Anticipated objections

  1. "Apophatic theology is just a way of saying 'we don't know'; it's epistemic, not ontological."
  2. "Process theology, open theism, and analytic theism all reject heavy apophaticism, the tradition is contested."
  3. "The biblical texts are pastoral, not metaphysical claims about the structure of predication."

Rebuttals

  1. Apophaticism is ontological, not merely epistemic. The classical claim is that God's being exceeds the predicate-structure of finite reality, therefore finite predicates fail. The epistemic limitation is downstream of the ontological structure. This is explicit in Aquinas (ST I q.13 a.5 on analogy) and in Pseudo-Dionysius (Mystical Theology §1). The strong apophatic claim is: divine simplicity + ipsum esse subsistens + transcendence-of-genus entail that finite predication breaks down at the limit. (See David Bentley Hart, The Experience of God, 2013, Ch. 4; Eleonore Stump, Aquinas, 2003, on the doctrine of God.)

  2. The argument is built on the mainstream tradition, analytic theism's discomfort with apophaticism is itself a recent and contested move. Pseudo-Dionysius, Aquinas, the Eastern fathers, the Reformers (Calvin's "knowledge of God in himself" vs "knowledge of God toward us" distinction, Institutes I.5-6), Edwards, Bavinck, the apophatic-cataphatic balance is the via media of the tradition. The 20th-century analytic-theism move toward thicker positive predication is at most a century old, and even its leading lights (Plantinga, Swinburne) accept core apophatic limits (divine simplicity in some form, aseity, etc.). The argument does not require strong Dionysian apophaticism; it requires only the moderate Thomistic version.

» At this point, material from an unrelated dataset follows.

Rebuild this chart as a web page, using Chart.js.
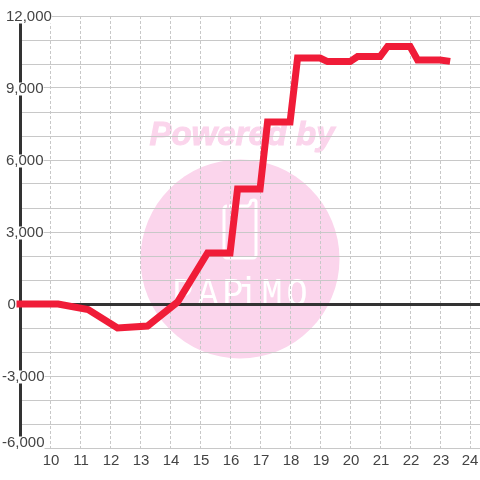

  3. The biblical texts make metaphysical claims, not merely pastoral ones. Ex 33:20 ("no man can see my face and live") is presented as a structural feature of the divine-creature distinction, not as a pastoral comfort. Isa 55:8-9 contrasts divine and human cognition as different in kind. 1 Tim 6:16's "unapproachable light" is a metaphysical claim about God's mode of being. The pastoral force derives from the metaphysical structure, not the reverse.

Live-cite kit

  • Scripture: Ex 33:20; 1 Tim 6:16; Isa 55:8-9; Ps 145:3; Job 11:7 ("Can you by searching find out God?"); Rom 11:33-36 ("how unsearchable his judgments and how inscrutable his ways").
  • Scholarly: Pseudo-Dionysius, Mystical Theology; Aquinas, ST I qq.2-13; Gregory of Nyssa, Life of Moses II, the divine darkness; Maximus, Ambigua; David Bentley Hart, The Experience of God (2013); Eleonore Stump, Aquinas (2003); Denys Turner, The Darkness of God (1995).
  • Aphorism: "Every classical theologian for fifteen hundred years agreed: at the limit, predication breaks. They were not confessing ignorance; they were describing the structure of the limit."

Tactical notes

  • Use Aquinas, not Pseudo-Dionysius first, when speaking to Protestants. Aquinas's analogy-of-being is more familiar and less prone to "that's Catholic mysticism" deflection.
  • Force-commit move: "Does the predicate 'good' apply to God in exactly the same way it applies to creatures? If no, why not? Specify the structural reason."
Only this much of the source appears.